**TASK BRIEF:**
All of the lines below are to be transcribed faithfully, with pictures excluded from the copy.

☆ ☆ ☆

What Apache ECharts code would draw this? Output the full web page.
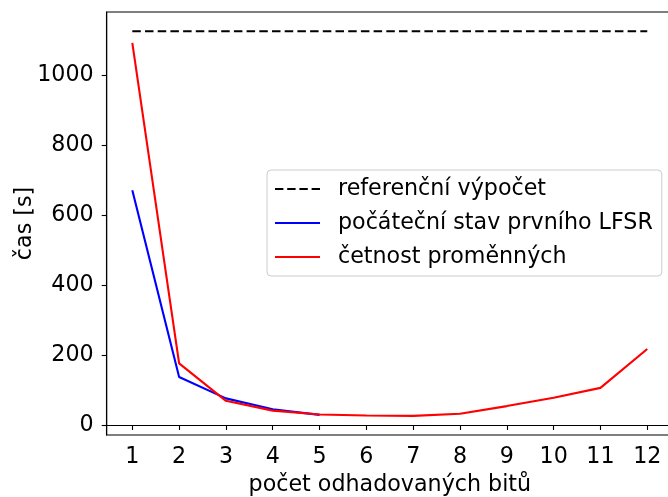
<!DOCTYPE html>
<html>
<head>
<meta charset="utf-8">
<script src="https://cdn.jsdelivr.net/npm/echarts@6/dist/echarts.min.js"></script>
<style>html,body{margin:0;padding:0;background:#fff}#c{width:668px;height:497px}</style>
</head>
<body>
<div id="c"></div>
<script>
const bits = [1, 2, 3, 4, 5, 6, 7, 8, 9, 10, 11, 12];
const referenceTime = [1125, 1125, 1125, 1125, 1125, 1125, 1125, 1125, 1125, 1125, 1125, 1125];
const lfsrBits = [1, 2, 3, 4, 5];
const lfsrTime = [671, 137, 76, 45, 29];
const freqTime = [1092, 176, 69, 41, 30, 27, 26, 32, 54, 78, 106, 217];
const xTicks = [1, 2, 3, 4, 5, 6, 7, 8, 9, 10, 11, 12];
const yTicks = [0, 200, 400, 600, 800, 1000];
const seriesNames = ['referenční výpočet', 'počáteční stav prvního LFSR', 'četnost proměnných'];
const xTitle = 'počet odhadovaných bitů';
const yTitle = 'čas [s]';

const FONT = 'DejaVu Sans';
const FS = 22.2;
const pair = (xs, ys) => xs.map((x, i) => [x, ys[i]]);
const solidIcon = 'path://M0,0H45V2.1H0Z';
const dashIcon = 'path://M0,0H8.4V2.1H0Z M12.2,0H20.6V2.1H12.2Z M24.4,0H32.8V2.1H24.4Z M36.6,0H45V2.1H36.6Z';

const chart = echarts.init(document.getElementById('c'), null, {renderer: 'canvas'});
chart.setOption({
  animation: false,
  backgroundColor: '#ffffff',
  textStyle: {fontFamily: FONT},
  grid: {left: 106.7, top: 12, width: 566.3, height: 423, outerBoundsMode: 'none', containLabel: false,
         show: true, borderColor: '#000', borderWidth: 1.1, backgroundColor: 'transparent'},
  legend: {
    orient: 'vertical', left: 267, top: 170,
    padding: [8, 9, 8, 8],
    itemWidth: 45, itemHeight: 2.1, itemGap: 12,
    backgroundColor: '#fff', borderColor: '#cccccc', borderWidth: 1, borderRadius: 4,
    textStyle: {fontFamily: FONT, fontSize: FS, color: '#000', padding: [0, 0, 0, 13]},
    data: [
      {name: seriesNames[0], icon: dashIcon, itemStyle: {color: '#000'}},
      {name: seriesNames[1], icon: solidIcon, itemStyle: {color: '#0000ff'}},
      {name: seriesNames[2], icon: solidIcon, itemStyle: {color: '#ff0000'}}
    ]
  },
  xAxis: {
    type: 'value', min: 0.453, max: 12.55,
    name: xTitle, nameLocation: 'middle', nameGap: 39, nameMoveOverlap: false,
    nameTextStyle: {fontFamily: FONT, fontSize: FS, color: '#000'},
    axisLine: {show: true, lineStyle: {color: '#000', width: 1.1}},
    axisTick: {show: true, length: 5, lineStyle: {color: '#000', width: 1.1}, customValues: xTicks},
    axisLabel: {fontFamily: FONT, fontSize: FS, color: '#000', margin: 11.5, customValues: xTicks,
                formatter: v => String(v)},
    splitLine: {show: false}
  },
  yAxis: {
    type: 'value', min: -28.6, max: 1180,
    name: yTitle, nameLocation: 'middle', nameGap: 70, nameRotate: 90, nameMoveOverlap: false,
    nameTextStyle: {fontFamily: FONT, fontSize: FS, color: '#000'},
    axisLine: {show: true, lineStyle: {color: '#000', width: 1.1}},
    axisTick: {show: true, length: 5, lineStyle: {color: '#000', width: 1.1}, customValues: yTicks},
    axisLabel: {fontFamily: FONT, fontSize: FS, color: '#000', margin: 13, customValues: yTicks,
                padding: [5, 0, 0, 0], formatter: v => String(v)},
    splitLine: {show: false}
  },
  series: [
    {name: seriesNames[0], type: 'line', data: pair(bits, referenceTime), symbol: 'none',
     lineStyle: {color: '#000', width: 2.1, type: [8.5, 4.2]}, itemStyle: {color: '#000'}},
    {name: seriesNames[1], type: 'line', data: pair(lfsrBits, lfsrTime), symbol: 'none',
     lineStyle: {color: '#0000ff', width: 2.1}, itemStyle: {color: '#0000ff'}},
    {name: seriesNames[2], type: 'line', data: pair(bits, freqTime), symbol: 'none',
     lineStyle: {color: '#ff0000', width: 2.1}, itemStyle: {color: '#ff0000'}}
  ]
});
</script>
</body>
</html>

☆ ☆ ☆

**OUTPUT:**
What Apache ECharts code would draw this? Output the full web page.
<!DOCTYPE html>
<html>
<head>
<meta charset="utf-8">
<script src="https://cdn.jsdelivr.net/npm/echarts@6/dist/echarts.min.js"></script>
<style>html,body{margin:0;padding:0;background:#fff}#c{width:668px;height:497px}</style>
</head>
<body>
<div id="c"></div>
<script>
const bits = [1, 2, 3, 4, 5, 6, 7, 8, 9, 10, 11, 12];
const referenceTime = [1125, 1125, 1125, 1125, 1125, 1125, 1125, 1125, 1125, 1125, 1125, 1125];
const lfsrBits = [1, 2, 3, 4, 5];
const lfsrTime = [671, 137, 76, 45, 29];
const freqTime = [1092, 176, 69, 41, 30, 27, 26, 32, 54, 78, 106, 217];
const xTicks = [1, 2, 3, 4, 5, 6, 7, 8, 9, 10, 11, 12];
const yTicks = [0, 200, 400, 600, 800, 1000];
const seriesNames = ['referenční výpočet', 'počáteční stav prvního LFSR', 'četnost proměnných'];
const xTitle = 'počet odhadovaných bitů';
const yTitle = 'čas [s]';

const FONT = 'DejaVu Sans';
const FS = 22.2;
const pair = (xs, ys) => xs.map((x, i) => [x, ys[i]]);
const solidIcon = 'path://M0,0H45V2.1H0Z';
const dashIcon = 'path://M0,0H8.4V2.1H0Z M12.2,0H20.6V2.1H12.2Z M24.4,0H32.8V2.1H24.4Z M36.6,0H45V2.1H36.6Z';

const chart = echarts.init(document.getElementById('c'), null, {renderer: 'canvas'});
chart.setOption({
  animation: false,
  backgroundColor: '#ffffff',
  textStyle: {fontFamily: FONT},
  grid: {left: 106.7, top: 12, width: 566.3, height: 423, outerBoundsMode: 'none', containLabel: false,
         show: true, borderColor: '#000', borderWidth: 1.1, backgroundColor: 'transparent'},
  legend: {
    orient: 'vertical', left: 267, top: 170,
    padding: [8, 9, 8, 8],
    itemWidth: 45, itemHeight: 2.1, itemGap: 12,
    backgroundColor: '#fff', borderColor: '#cccccc', borderWidth: 1, borderRadius: 4,
    textStyle: {fontFamily: FONT, fontSize: FS, color: '#000', padding: [0, 0, 0, 13]},
    data: [
      {name: seriesNames[0], icon: dashIcon, itemStyle: {color: '#000'}},
      {name: seriesNames[1], icon: solidIcon, itemStyle: {color: '#0000ff'}},
      {name: seriesNames[2], icon: solidIcon, itemStyle: {color: '#ff0000'}}
    ]
  },
  xAxis: {
    type: 'value', min: 0.453, max: 12.55,
    name: xTitle, nameLocation: 'middle', nameGap: 39, nameMoveOverlap: false,
    nameTextStyle: {fontFamily: FONT, fontSize: FS, color: '#000'},
    axisLine: {show: true, lineStyle: {color: '#000', width: 1.1}},
    axisTick: {show: true, length: 5, lineStyle: {color: '#000', width: 1.1}, customValues: xTicks},
    axisLabel: {fontFamily: FONT, fontSize: FS, color: '#000', margin: 11.5, customValues: xTicks,
                formatter: v => String(v)},
    splitLine: {show: false}
  },
  yAxis: {
    type: 'value', min: -28.6, max: 1180,
    name: yTitle, nameLocation: 'middle', nameGap: 70, nameRotate: 90, nameMoveOverlap: false,
    nameTextStyle: {fontFamily: FONT, fontSize: FS, color: '#000'},
    axisLine: {show: true, lineStyle: {color: '#000', width: 1.1}},
    axisTick: {show: true, length: 5, lineStyle: {color: '#000', width: 1.1}, customValues: yTicks},
    axisLabel: {fontFamily: FONT, fontSize: FS, color: '#000', margin: 13, customValues: yTicks,
                padding: [5, 0, 0, 0], formatter: v => String(v)},
    splitLine: {show: false}
  },
  series: [
    {name: seriesNames[0], type: 'line', data: pair(bits, referenceTime), symbol: 'none',
     lineStyle: {color: '#000', width: 2.1, type: [8.5, 4.2]}, itemStyle: {color: '#000'}},
    {name: seriesNames[1], type: 'line', data: pair(lfsrBits, lfsrTime), symbol: 'none',
     lineStyle: {color: '#0000ff', width: 2.1}, itemStyle: {color: '#0000ff'}},
    {name: seriesNames[2], type: 'line', data: pair(bits, freqTime), symbol: 'none',
     lineStyle: {color: '#ff0000', width: 2.1}, itemStyle: {color: '#ff0000'}}
  ]
});
</script>
</body>
</html>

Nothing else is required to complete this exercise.